Real Estate Training Articles and Videos

Doomed to Fail

hurdles
The importance of training is underestimated in sales, and by this I don’t mean just real estate sales. Industries worldwide are staffed predominantly by untrained salespeople.

Salespeople who do not train are doomed to fail.

It need not be this way. We train so that we can learn to overcome all of the common barriers to sales.

These barriers are things like:

  • Rushing to make the sale, instead of taking time to understand our clients
  • Determining what is important to clients, and demonstrating that we can give them what they need
  • Overcoming objections, many created by our competitors

  • Delivering an honest estimated price range, despite what competitors may quote
  • Proving to clients that we are the best choice
  • Closing the sale

There are more, but these, and other barriers, all have something in common. Winners know the answer; untrained people do not:

These barriers are all PREDICTABLE.

And another thing:

You can learn techniques that prevent them from being barriers.

There are no new objections. It is possible to learn every likely objection and learn how to prevent it from becoming a barrier to a sale.

Sure, training is expensive. It might cost $2,000 to attend a seminar to learn how to overcome these barriers. But have you ever calculated the cost of incompetence?

Would it be reasonable to estimate that a salesperson could lose one listing per month through incompetence? If so, the salesperson loses 12 listings per year. Let’s say that half of those would have sold, again conservative. The salesperson loses 6 sales a year. At an average selling fee of $10,000, the salesperson has lost $60,000 in fees through lack of training.

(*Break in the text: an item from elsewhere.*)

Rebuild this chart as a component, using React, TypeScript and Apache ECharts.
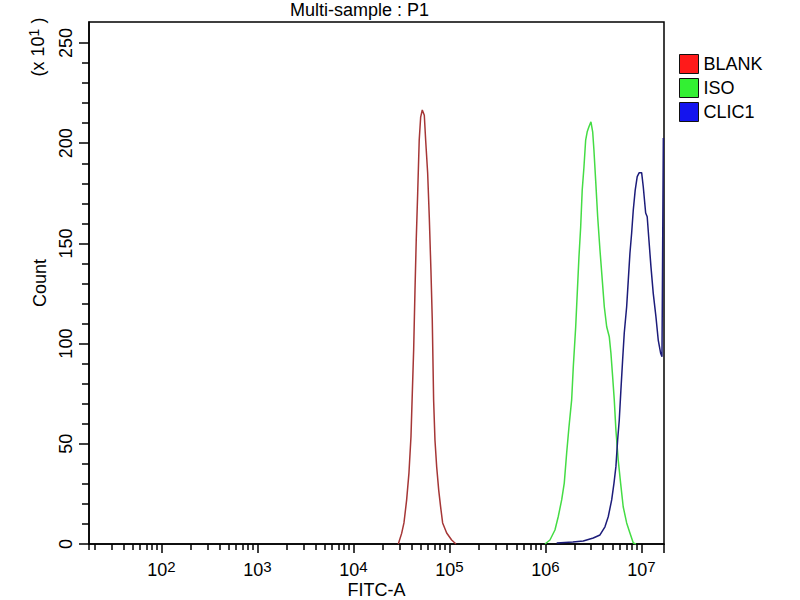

THE $2,000 SEMINAR LOOKS LIKE A BARGAIN BY COMPARISON!

It is fascinating that many salespeople keep hearing the same objections again and again, and are still blindsided by them. With training, they would learn to anticipate these objections and prevent them from arising.

At some point in our sales careers we should ask ourselves, “Am I in, or am I out?” By this I mean, are you a professional salesperson, or are you one of the majority of salespeople who don’t train and who form the mediocre majority?

If the answer is, “Yes, I’m a pro”, then you will train. Hard and often.